GIVEN EXERCISE >> Copy out all of the material exactly.

[Records with drawing code]
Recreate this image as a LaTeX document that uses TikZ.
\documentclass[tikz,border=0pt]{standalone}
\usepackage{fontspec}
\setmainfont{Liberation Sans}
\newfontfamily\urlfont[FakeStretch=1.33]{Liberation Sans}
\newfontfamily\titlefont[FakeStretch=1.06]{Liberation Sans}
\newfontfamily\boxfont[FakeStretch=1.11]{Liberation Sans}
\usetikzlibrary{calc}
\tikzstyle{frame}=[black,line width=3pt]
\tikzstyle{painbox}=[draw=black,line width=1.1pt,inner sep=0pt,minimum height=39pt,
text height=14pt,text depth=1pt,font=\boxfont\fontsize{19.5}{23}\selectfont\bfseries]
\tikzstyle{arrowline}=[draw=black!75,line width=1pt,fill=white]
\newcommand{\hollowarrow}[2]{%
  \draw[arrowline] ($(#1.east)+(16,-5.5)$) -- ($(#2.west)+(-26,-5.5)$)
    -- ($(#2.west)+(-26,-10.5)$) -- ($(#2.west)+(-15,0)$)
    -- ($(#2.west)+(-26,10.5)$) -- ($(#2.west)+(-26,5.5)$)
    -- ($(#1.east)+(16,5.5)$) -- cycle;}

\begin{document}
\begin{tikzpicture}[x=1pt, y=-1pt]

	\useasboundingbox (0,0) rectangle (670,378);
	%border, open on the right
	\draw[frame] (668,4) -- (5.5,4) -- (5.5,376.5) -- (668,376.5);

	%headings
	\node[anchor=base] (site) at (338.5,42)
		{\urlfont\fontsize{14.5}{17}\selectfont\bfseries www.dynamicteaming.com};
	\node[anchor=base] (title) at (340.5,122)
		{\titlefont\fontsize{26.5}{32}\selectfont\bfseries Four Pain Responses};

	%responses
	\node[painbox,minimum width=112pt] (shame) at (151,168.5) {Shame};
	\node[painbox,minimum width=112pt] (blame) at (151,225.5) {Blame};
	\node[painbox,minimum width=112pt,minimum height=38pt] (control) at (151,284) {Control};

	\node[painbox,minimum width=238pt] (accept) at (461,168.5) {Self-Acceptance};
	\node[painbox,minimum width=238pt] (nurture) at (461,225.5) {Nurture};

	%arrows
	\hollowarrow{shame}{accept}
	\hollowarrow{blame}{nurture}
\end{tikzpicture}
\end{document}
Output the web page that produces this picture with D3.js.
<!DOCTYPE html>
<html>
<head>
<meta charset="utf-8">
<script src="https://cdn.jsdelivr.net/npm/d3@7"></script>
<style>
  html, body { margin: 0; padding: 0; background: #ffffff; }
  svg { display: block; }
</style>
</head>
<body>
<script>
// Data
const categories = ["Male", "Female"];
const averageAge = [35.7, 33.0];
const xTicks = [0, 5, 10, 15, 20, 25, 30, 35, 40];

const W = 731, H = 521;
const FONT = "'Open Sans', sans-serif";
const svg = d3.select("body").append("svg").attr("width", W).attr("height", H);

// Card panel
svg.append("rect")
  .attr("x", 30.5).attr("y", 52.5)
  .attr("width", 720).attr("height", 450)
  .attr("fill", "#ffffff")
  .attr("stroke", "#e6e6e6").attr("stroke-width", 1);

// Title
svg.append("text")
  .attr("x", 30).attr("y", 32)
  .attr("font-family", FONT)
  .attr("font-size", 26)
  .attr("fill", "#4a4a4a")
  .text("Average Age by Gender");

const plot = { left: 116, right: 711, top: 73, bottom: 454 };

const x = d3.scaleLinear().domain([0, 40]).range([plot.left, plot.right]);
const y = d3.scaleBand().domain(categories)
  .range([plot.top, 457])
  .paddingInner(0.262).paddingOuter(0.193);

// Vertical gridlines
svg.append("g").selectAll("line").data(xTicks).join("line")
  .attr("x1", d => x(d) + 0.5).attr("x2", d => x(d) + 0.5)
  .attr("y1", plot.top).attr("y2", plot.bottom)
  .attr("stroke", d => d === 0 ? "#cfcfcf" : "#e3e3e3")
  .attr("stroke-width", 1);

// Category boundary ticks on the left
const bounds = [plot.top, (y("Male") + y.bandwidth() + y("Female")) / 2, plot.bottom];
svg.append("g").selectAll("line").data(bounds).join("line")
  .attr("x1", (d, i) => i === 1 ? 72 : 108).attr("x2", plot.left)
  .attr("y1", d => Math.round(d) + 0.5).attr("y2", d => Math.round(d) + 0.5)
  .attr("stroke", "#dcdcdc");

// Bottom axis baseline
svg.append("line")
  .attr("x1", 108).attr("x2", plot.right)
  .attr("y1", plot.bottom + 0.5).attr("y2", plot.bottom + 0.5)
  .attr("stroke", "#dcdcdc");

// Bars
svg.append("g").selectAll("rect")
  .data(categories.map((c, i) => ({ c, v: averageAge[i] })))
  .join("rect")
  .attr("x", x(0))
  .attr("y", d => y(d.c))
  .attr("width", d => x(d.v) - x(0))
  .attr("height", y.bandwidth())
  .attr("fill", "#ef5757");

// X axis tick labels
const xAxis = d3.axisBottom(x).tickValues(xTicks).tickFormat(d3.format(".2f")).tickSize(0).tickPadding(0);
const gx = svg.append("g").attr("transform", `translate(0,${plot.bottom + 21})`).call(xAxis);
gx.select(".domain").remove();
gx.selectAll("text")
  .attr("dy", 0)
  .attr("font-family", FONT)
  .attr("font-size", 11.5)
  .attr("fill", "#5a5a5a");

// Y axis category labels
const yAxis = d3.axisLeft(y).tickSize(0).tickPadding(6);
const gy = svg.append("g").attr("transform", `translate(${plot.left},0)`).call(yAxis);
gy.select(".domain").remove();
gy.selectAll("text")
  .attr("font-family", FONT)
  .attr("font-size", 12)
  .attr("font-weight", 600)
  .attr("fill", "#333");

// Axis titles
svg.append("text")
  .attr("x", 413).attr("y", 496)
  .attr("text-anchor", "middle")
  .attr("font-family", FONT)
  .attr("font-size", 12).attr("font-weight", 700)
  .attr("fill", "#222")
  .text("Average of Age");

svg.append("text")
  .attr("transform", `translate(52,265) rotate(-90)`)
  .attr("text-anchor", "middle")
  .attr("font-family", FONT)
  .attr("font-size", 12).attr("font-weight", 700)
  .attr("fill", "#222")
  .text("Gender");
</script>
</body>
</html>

TASK RESPONSE >>
Recreate this image as a LaTeX document that uses TikZ.
\documentclass[tikz,border=0pt]{standalone}
\usepackage{fontspec}
\setmainfont{Liberation Sans}
\newfontfamily\urlfont[FakeStretch=1.33]{Liberation Sans}
\newfontfamily\titlefont[FakeStretch=1.06]{Liberation Sans}
\newfontfamily\boxfont[FakeStretch=1.11]{Liberation Sans}
\usetikzlibrary{calc}
\tikzstyle{frame}=[black,line width=3pt]
\tikzstyle{painbox}=[draw=black,line width=1.1pt,inner sep=0pt,minimum height=39pt,
text height=14pt,text depth=1pt,font=\boxfont\fontsize{19.5}{23}\selectfont\bfseries]
\tikzstyle{arrowline}=[draw=black!75,line width=1pt,fill=white]
\newcommand{\hollowarrow}[2]{%
  \draw[arrowline] ($(#1.east)+(16,-5.5)$) -- ($(#2.west)+(-26,-5.5)$)
    -- ($(#2.west)+(-26,-10.5)$) -- ($(#2.west)+(-15,0)$)
    -- ($(#2.west)+(-26,10.5)$) -- ($(#2.west)+(-26,5.5)$)
    -- ($(#1.east)+(16,5.5)$) -- cycle;}

\begin{document}
\begin{tikzpicture}[x=1pt, y=-1pt]

	\useasboundingbox (0,0) rectangle (670,378);
	%border, open on the right
	\draw[frame] (668,4) -- (5.5,4) -- (5.5,376.5) -- (668,376.5);

	%headings
	\node[anchor=base] (site) at (338.5,42)
		{\urlfont\fontsize{14.5}{17}\selectfont\bfseries www.dynamicteaming.com};
	\node[anchor=base] (title) at (340.5,122)
		{\titlefont\fontsize{26.5}{32}\selectfont\bfseries Four Pain Responses};

	%responses
	\node[painbox,minimum width=112pt] (shame) at (151,168.5) {Shame};
	\node[painbox,minimum width=112pt] (blame) at (151,225.5) {Blame};
	\node[painbox,minimum width=112pt,minimum height=38pt] (control) at (151,284) {Control};

	\node[painbox,minimum width=238pt] (accept) at (461,168.5) {Self-Acceptance};
	\node[painbox,minimum width=238pt] (nurture) at (461,225.5) {Nurture};

	%arrows
	\hollowarrow{shame}{accept}
	\hollowarrow{blame}{nurture}
\end{tikzpicture}
\end{document}
Output the web page that produces this picture with D3.js.
<!DOCTYPE html>
<html>
<head>
<meta charset="utf-8">
<script src="https://cdn.jsdelivr.net/npm/d3@7"></script>
<style>
  html, body { margin: 0; padding: 0; background: #ffffff; }
  svg { display: block; }
</style>
</head>
<body>
<script>
// Data
const categories = ["Male", "Female"];
const averageAge = [35.7, 33.0];
const xTicks = [0, 5, 10, 15, 20, 25, 30, 35, 40];

const W = 731, H = 521;
const FONT = "'Open Sans', sans-serif";
const svg = d3.select("body").append("svg").attr("width", W).attr("height", H);

// Card panel
svg.append("rect")
  .attr("x", 30.5).attr("y", 52.5)
  .attr("width", 720).attr("height", 450)
  .attr("fill", "#ffffff")
  .attr("stroke", "#e6e6e6").attr("stroke-width", 1);

// Title
svg.append("text")
  .attr("x", 30).attr("y", 32)
  .attr("font-family", FONT)
  .attr("font-size", 26)
  .attr("fill", "#4a4a4a")
  .text("Average Age by Gender");

const plot = { left: 116, right: 711, top: 73, bottom: 454 };

const x = d3.scaleLinear().domain([0, 40]).range([plot.left, plot.right]);
const y = d3.scaleBand().domain(categories)
  .range([plot.top, 457])
  .paddingInner(0.262).paddingOuter(0.193);

// Vertical gridlines
svg.append("g").selectAll("line").data(xTicks).join("line")
  .attr("x1", d => x(d) + 0.5).attr("x2", d => x(d) + 0.5)
  .attr("y1", plot.top).attr("y2", plot.bottom)
  .attr("stroke", d => d === 0 ? "#cfcfcf" : "#e3e3e3")
  .attr("stroke-width", 1);

// Category boundary ticks on the left
const bounds = [plot.top, (y("Male") + y.bandwidth() + y("Female")) / 2, plot.bottom];
svg.append("g").selectAll("line").data(bounds).join("line")
  .attr("x1", (d, i) => i === 1 ? 72 : 108).attr("x2", plot.left)
  .attr("y1", d => Math.round(d) + 0.5).attr("y2", d => Math.round(d) + 0.5)
  .attr("stroke", "#dcdcdc");

// Bottom axis baseline
svg.append("line")
  .attr("x1", 108).attr("x2", plot.right)
  .attr("y1", plot.bottom + 0.5).attr("y2", plot.bottom + 0.5)
  .attr("stroke", "#dcdcdc");

// Bars
svg.append("g").selectAll("rect")
  .data(categories.map((c, i) => ({ c, v: averageAge[i] })))
  .join("rect")
  .attr("x", x(0))
  .attr("y", d => y(d.c))
  .attr("width", d => x(d.v) - x(0))
  .attr("height", y.bandwidth())
  .attr("fill", "#ef5757");

// X axis tick labels
const xAxis = d3.axisBottom(x).tickValues(xTicks).tickFormat(d3.format(".2f")).tickSize(0).tickPadding(0);
const gx = svg.append("g").attr("transform", `translate(0,${plot.bottom + 21})`).call(xAxis);
gx.select(".domain").remove();
gx.selectAll("text")
  .attr("dy", 0)
  .attr("font-family", FONT)
  .attr("font-size", 11.5)
  .attr("fill", "#5a5a5a");

// Y axis category labels
const yAxis = d3.axisLeft(y).tickSize(0).tickPadding(6);
const gy = svg.append("g").attr("transform", `translate(${plot.left},0)`).call(yAxis);
gy.select(".domain").remove();
gy.selectAll("text")
  .attr("font-family", FONT)
  .attr("font-size", 12)
  .attr("font-weight", 600)
  .attr("fill", "#333");

// Axis titles
svg.append("text")
  .attr("x", 413).attr("y", 496)
  .attr("text-anchor", "middle")
  .attr("font-family", FONT)
  .attr("font-size", 12).attr("font-weight", 700)
  .attr("fill", "#222")
  .text("Average of Age");

svg.append("text")
  .attr("transform", `translate(52,265) rotate(-90)`)
  .attr("text-anchor", "middle")
  .attr("font-family", FONT)
  .attr("font-size", 12).attr("font-weight", 700)
  .attr("fill", "#222")
  .text("Gender");
</script>
</body>
</html>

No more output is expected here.